At the time of the Decision, the Domain Name resolves to an error page. Here, the present circumstances, including the distinctiveness and reputation of the MAZZETTA marks, the failure of Respondent to submit a response or to provide any evidence of actual or contemplated good-faith use, and the implausibility of any good faith use to which the Domain Name may be put, support a finding of bad faith. See section 3.3 of the WIPO Overview 3.0.
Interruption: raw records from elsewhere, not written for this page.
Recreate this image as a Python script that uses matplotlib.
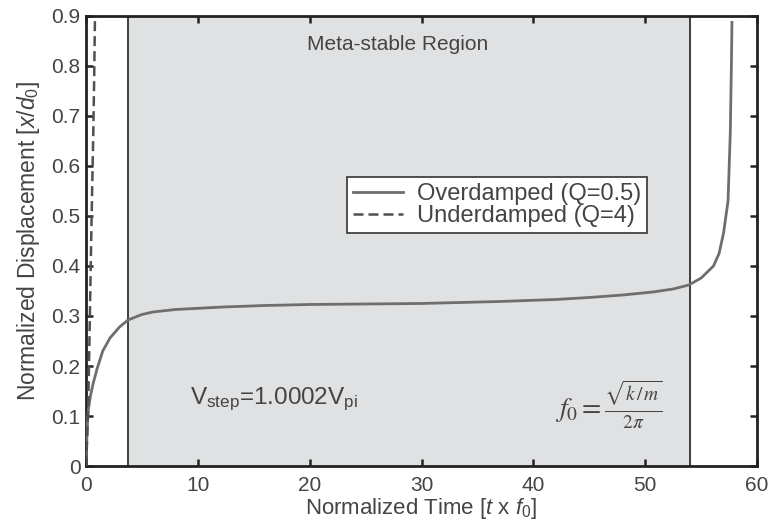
import matplotlib
matplotlib.use("Agg")
import matplotlib.pyplot as plt

plt.rcParams['font.family'] = ['Liberation Sans', 'DejaVu Sans']
plt.rcParams['mathtext.fontset'] = 'custom'
plt.rcParams['mathtext.rm'] = 'Liberation Sans'
plt.rcParams['mathtext.it'] = 'Liberation Sans:italic'
plt.rcParams['mathtext.sf'] = 'Liberation Sans'

# Overdamped response (Q=0.5)
t_over = [0, 0.05, 0.1, 0.2, 0.4, 0.63, 1.0, 1.5, 2.15, 3.0, 3.76, 5.0, 6.0,
          8.0, 12.3, 16.0, 20.0, 25.0, 30.0, 37.0, 42.0, 45.0, 48.0, 50.7,
          52.5, 53.9, 55.0, 56.1, 56.6, 57.0, 57.4, 57.6, 57.7, 57.75]
x_over = [0, 0.04, 0.07, 0.11, 0.14, 0.164, 0.195, 0.23, 0.256, 0.278, 0.292,
          0.303, 0.308, 0.313, 0.318, 0.321, 0.323, 0.324, 0.325, 0.329, 0.333,
          0.337, 0.342, 0.348, 0.354, 0.362, 0.376, 0.40, 0.425, 0.466, 0.53,
          0.665, 0.80, 0.887]

# Underdamped response (Q=4)
t_under = [0, 0.1, 0.2, 0.27, 0.35, 0.45, 0.55, 0.65, 0.73, 0.8]
x_under = [0, 0.05, 0.12, 0.2, 0.3, 0.43, 0.55, 0.66, 0.77, 0.89]

# Meta-stable region bounds
region = [3.76, 54.0]

x_ticks = [0, 10, 20, 30, 40, 50, 60]
y_ticks = [0, 0.1, 0.2, 0.3, 0.4, 0.5, 0.6, 0.7, 0.8, 0.9]

fig = plt.figure(figsize=(7.71, 5.29), dpi=100)
ax = fig.add_axes([0.1115, 0.119, 0.8705, 0.851])

ax.axvspan(region[0], region[1], color='#e0e1e3', zorder=0)
for xv in region:
    ax.axvline(xv, color='#333333', lw=1.3, zorder=1)

ax.plot(t_over, x_over, color='#6e6e6e', lw=2.0, label='Overdamped (Q=0.5)', zorder=3)
ax.plot(t_under, x_under, color='#505050', lw=1.8, ls=(0, (4, 2)),
        label='Underdamped (Q=4)', zorder=3)

ax.set_xlim(0, 60)
ax.set_ylim(0, 0.9)
ax.set_xticks(x_ticks)
ax.set_yticks(y_ticks)
ax.set_xticklabels([str(v) for v in x_ticks])
ax.set_yticklabels(['0' if v == 0 else f'{v:.1f}' for v in y_ticks])
ax.tick_params(direction='in', top=True, right=True, length=5, width=1.8,
               labelsize=15, labelcolor='#444444', color='#222222')
ax.tick_params(axis='x', pad=7)
ax.tick_params(axis='y', pad=4)
for s in ax.spines.values():
    s.set_linewidth(2.0)
    s.set_color('#222222')

ax.set_xlabel(r'Normalized Time [$t$ x $f_0$]', fontsize=16,
              color='#444444', labelpad=1)
ax.set_ylabel(r'Normalized Displacement [$x/d_0$]', fontsize=16.5,
              color='#444444', labelpad=7)

ax.text(27.9, 0.842, 'Meta-stable Region', ha='center', va='center',
        fontsize=15, color='#444444')
ax.text(9.3, 0.134, r'V$_{\mathrm{step}}$=1.0002V$_{\mathrm{pi}}$', ha='left',
        va='center', fontsize=17.5, color='#444444')
ax.text(41.9, 0.122, r'$f_0=\frac{\sqrt{k\,/\,m}}{2\pi}$', ha='left',
        va='center', fontsize=20, color='#444444', math_fontfamily='stix')

leg = ax.legend(loc='center', bbox_to_anchor=(0.613, 0.58), fontsize=17,
                frameon=True, fancybox=False, edgecolor='#333333',
                framealpha=1.0, borderpad=0.25, handlelength=2.1,
                labelspacing=0.0, handletextpad=0.6, borderaxespad=0)
leg.get_frame().set_linewidth(1.2)
for t in leg.get_texts():
    t.set_color('#444444')

fig.savefig('out.png', dpi=100)
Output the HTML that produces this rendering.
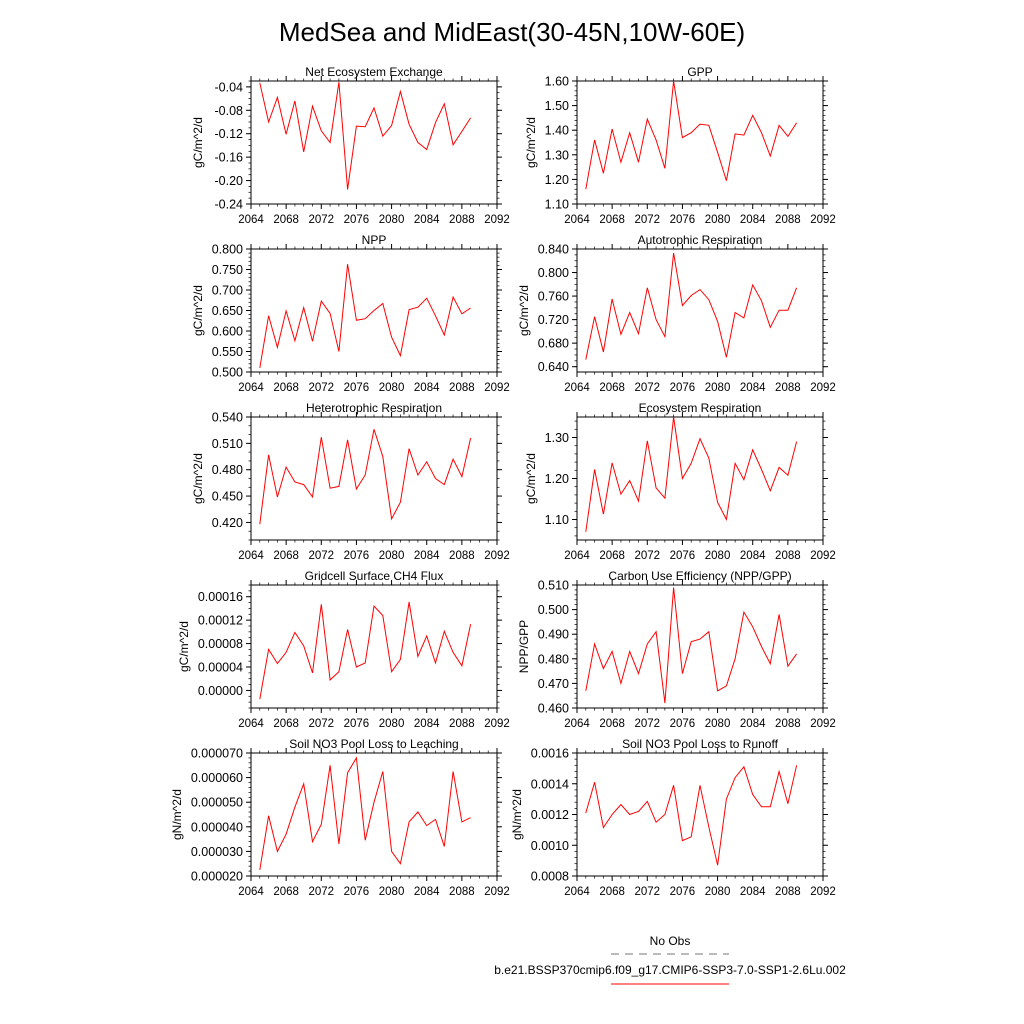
<!DOCTYPE html>
<html><head><meta charset="utf-8">
<style>body{margin:0;background:#fff}svg{display:block;font-family:"Liberation Sans",sans-serif}</style>
</head><body>
<svg id="c" width="1024" height="1024" viewBox="0 0 1024 1024">
<text x="512" y="41" font-size="26" text-anchor="middle">MedSea and MidEast(30-45N,10W-60E)</text>
<g>
<text x="670" y="945" font-size="12" text-anchor="middle">No Obs</text>
<line x1="611" y1="954" x2="729" y2="954" stroke="#777" stroke-dasharray="8,6"/>
<text x="670" y="974" font-size="12" text-anchor="middle">b.e21.BSSP370cmip6.f09_g17.CMIP6-SSP3-7.0-SSP1-2.6Lu.002</text>
<line x1="611" y1="984" x2="729" y2="984" stroke="red"/>
</g>
</svg>
<script>
const years = [2065,2066,2067,2068,2069,2070,2071,2072,2073,2074,2075,2076,2077,2078,2079,2080,2081,2082,2083,2084,2085,2086,2087,2088,2089];
const xTicks = [2064,2068,2072,2076,2080,2084,2088,2092];
const neeVals = [-0.033,-0.100,-0.058,-0.121,-0.064,-0.151,-0.073,-0.115,-0.135,-0.032,-0.215,-0.107,-0.108,-0.076,-0.124,-0.106,-0.048,-0.104,-0.135,-0.147,-0.101,-0.069,-0.139,-0.116,-0.093];
const gppVals = [1.16,1.36,1.225,1.405,1.27,1.39,1.27,1.445,1.36,1.245,1.60,1.37,1.39,1.425,1.42,1.31,1.195,1.385,1.38,1.46,1.39,1.295,1.42,1.375,1.43];
const nppVals = [0.51,0.637,0.56,0.649,0.576,0.657,0.575,0.673,0.643,0.55,0.763,0.626,0.63,0.65,0.667,0.585,0.54,0.652,0.658,0.68,0.637,0.59,0.683,0.642,0.656];
const arVals = [0.652,0.725,0.665,0.755,0.695,0.732,0.696,0.774,0.72,0.691,0.833,0.744,0.761,0.771,0.754,0.717,0.656,0.732,0.723,0.779,0.752,0.707,0.736,0.736,0.774];
const hrVals = [0.418,0.497,0.449,0.483,0.466,0.463,0.449,0.517,0.459,0.461,0.514,0.458,0.474,0.526,0.495,0.424,0.443,0.504,0.474,0.489,0.470,0.463,0.492,0.472,0.516];
const erVals = [1.07,1.222,1.113,1.238,1.162,1.195,1.145,1.292,1.177,1.152,1.35,1.20,1.237,1.297,1.25,1.142,1.10,1.237,1.197,1.27,1.222,1.17,1.227,1.208,1.29];
const ch4Vals = [-0.000015,0.00007,0.000046,0.000065,0.000099,0.000076,0.00003,0.000147,0.000018,0.000032,0.000104,0.00004,0.000047,0.000144,0.000128,0.000032,0.000053,0.000151,0.000058,0.000093,0.000047,0.000101,0.000065,0.000042,0.000113];
const cueVals = [0.467,0.486,0.476,0.483,0.470,0.483,0.474,0.486,0.491,0.462,0.509,0.474,0.487,0.488,0.491,0.467,0.469,0.480,0.499,0.493,0.485,0.478,0.498,0.477,0.482];
const leachVals = [0.0000225,0.0000445,0.00003,0.000037,0.000048,0.0000575,0.000034,0.000041,0.000065,0.000033,0.000062,0.000068,0.0000345,0.00005,0.0000625,0.00003,0.000025,0.000042,0.000046,0.0000405,0.000043,0.000032,0.0000625,0.000042,0.0000437];
const runoffVals = [0.00121,0.00141,0.001115,0.0012,0.001265,0.0012,0.00122,0.001285,0.00115,0.0012,0.00139,0.00103,0.001055,0.00139,0.00112,0.00087,0.0013,0.00144,0.00151,0.00133,0.00125,0.00125,0.00148,0.00127,0.00152];
const neeTicks = [-0.04,-0.08,-0.12,-0.16,-0.20,-0.24];
const gppTicks = [1.10,1.20,1.30,1.40,1.50,1.60];
const nppTicks = [0.5,0.55,0.6,0.65,0.7,0.75,0.8];
const arTicks = [0.64,0.68,0.72,0.76,0.80,0.84];
const hrTicks = [0.42,0.45,0.48,0.51,0.54];
const erTicks = [1.1,1.2,1.3];
const ch4Ticks = [0,0.00004,0.00008,0.00012,0.00016];
const cueTicks = [0.46,0.47,0.48,0.49,0.50,0.51];
const leachTicks = [0.00002,0.00003,0.00004,0.00005,0.00006,0.00007];
const runoffTicks = [0.0008,0.0010,0.0012,0.0014,0.0016];

const panels = [
 {name:'nee',title:'Net Ecosystem Exchange',yt:'gC/m^2/d',v:neeVals,t:neeTicks,min:-0.24,max:-0.03,dec:2,minor:0.01,col:0,row:0},
 {name:'gpp',title:'GPP',yt:'gC/m^2/d',v:gppVals,t:gppTicks,min:1.10,max:1.60,dec:2,minor:0.02,col:1,row:0},
 {name:'npp',title:'NPP',yt:'gC/m^2/d',v:nppVals,t:nppTicks,min:0.5,max:0.8,dec:3,minor:0.01,col:0,row:1},
 {name:'ar',title:'Autotrophic Respiration',yt:'gC/m^2/d',v:arVals,t:arTicks,min:0.631,max:0.84,dec:3,minor:0.01,col:1,row:1},
 {name:'hr',title:'Heterotrophic Respiration',yt:'gC/m^2/d',v:hrVals,t:hrTicks,min:0.40,max:0.54,dec:3,minor:0.01,col:0,row:2},
 {name:'er',title:'Ecosystem Respiration',yt:'gC/m^2/d',v:erVals,t:erTicks,min:1.05,max:1.35,dec:2,minor:0.02,col:1,row:2},
 {name:'ch4',title:'Gridcell Surface CH4 Flux',yt:'gC/m^2/d',v:ch4Vals,t:ch4Ticks,min:-0.00003,max:0.00018,dec:5,minor:0.00001,col:0,row:3},
 {name:'cue',title:'Carbon Use Efficiency (NPP/GPP)',yt:'NPP/GPP',v:cueVals,t:cueTicks,min:0.46,max:0.51,dec:3,minor:0.002,col:1,row:3},
 {name:'leach',title:'Soil NO3 Pool Loss to Leaching',yt:'gN/m^2/d',v:leachVals,t:leachTicks,min:0.00002,max:0.00007,dec:6,minor:0.000002,col:0,row:4},
 {name:'runoff',title:'Soil NO3 Pool Loss to Runoff',yt:'gN/m^2/d',v:runoffVals,t:runoffTicks,min:0.0008,max:0.0016,dec:4,minor:0.00004,col:1,row:4}
];
const svg = document.getElementById('c');
const NS = 'http://www.w3.org/2000/svg';
function mk(tag, attrs, parent){const e=document.createElementNS(NS,tag);for(const k in attrs)e.setAttribute(k,attrs[k]);parent.appendChild(e);return e;}
const W=246,H=123;
panels.forEach(p=>{
  const L = p.col===0?251:577, T = [81,249,417,585,753][p.row];
  const g = mk('g',{},svg);
  
  
  const xs = v=>L+(v-2064)/(2092-2064)*W;
  const ys = v=>T+H-(v-p.min)/(p.max-p.min)*H;
  // x ticks
  for(let yr=2064; yr<=2092; yr++){
    const major = (yr-2064)%4===0, len = major?5:2.5, x=xs(yr);
    mk('line',{x1:x,y1:T+H,x2:x,y2:T+H+len,stroke:'#000','stroke-width':major?1:0.7},g);
    mk('line',{x1:x,y1:T,x2:x,y2:T-len,stroke:'#000','stroke-width':major?1:0.7},g);
  }
  xTicks.forEach(yr=>{
    const t = mk('text',{x:xs(yr),y:T+H+19,'font-size':11.5,'text-anchor':'middle'},g);
    t.textContent = yr;
    
    
  });
  // y minor ticks
  const start = Math.ceil(p.min/p.minor-1e-6);
  for(let k=start; k*p.minor<=p.max+1e-12; k++){
    const v=k*p.minor, y=ys(v);
    mk('line',{x1:L,y1:y,x2:L-2.5,y2:y,stroke:'#000','stroke-width':0.7},g);
    mk('line',{x1:L+W,y1:y,x2:L+W+2.5,y2:y,stroke:'#000','stroke-width':0.7},g);
  }
  p.t.forEach(v=>{
    const y=ys(v);
    mk('line',{x1:L,y1:y,x2:L-5,y2:y,stroke:'#000'},g);
    mk('line',{x1:L+W,y1:y,x2:L+W+5,y2:y,stroke:'#000'},g);
    const t = mk('text',{x:L-8,y:y+4.5,'font-size':12.5,'text-anchor':'end'},g);
    t.textContent = v.toFixed(p.dec);
    
    
  });
  mk('rect',{x:L,y:T,width:W,height:H,fill:'none',stroke:'#000','stroke-width':1},g);
  const tt = mk('text',{x:L+W/2,y:T-5,'font-size':12,'text-anchor':'middle'},g);
  tt.textContent = p.title;
  
  
  const longest = Math.max(...p.t.map(v=>v.toFixed(p.dec).length));
  const ax = L-14-longest*7;
  const yt = mk('text',{x:ax,y:T+H/2,'font-size':12,'text-anchor':'middle',transform:`rotate(-90 ${ax} ${T+H/2})`},g);
  yt.textContent = p.yt;
  
  
  const pts = years.map((yr,i)=>xs(yr).toFixed(1)+','+ys(p.v[i]).toFixed(1)).join(' ');
  const line = mk('polyline',{points:pts,fill:'none',stroke:'red','stroke-width':1},g);
  
  
});
</script>
</body></html>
Accordingly, the Panel finds that Respondent has registered and is using the Domain Name in bad faith and Complainant succeeds under the third element of paragraph 4(a) of the Policy.

7. Decision

For the foregoing reasons, in accordance with paragraphs 4(i) of the Policy and 15 of the Rules, the Panel orders that the Domain Name, <mazzettle.com>, be transferred to Complainant.

Kimberley Chen Nobles
Sole Panelist
Date: November 3, 2021


1 Respondent appears to have used the name of a third party when registering the Domain Name. In light of the potential identity theft, the Panel has redacted Respondent’s name from this decision. However, the Panel has attached as Annex 1 to this decision an instruction to the Registrar regarding transfer of the Domain Name, which includes the name of Respondent. The Panel has authorized the Center to transmit Annex 1 to the Registrar as part of the order in this proceeding, and has indicated Annex 1 to this decision shall not be published due to the exceptional circumstances of this case. See Banco Bradesco S.A. v. FAST-12785241 Attn. Bradescourgente.net / Name Redacted, WIPO Case No. D2009-1788.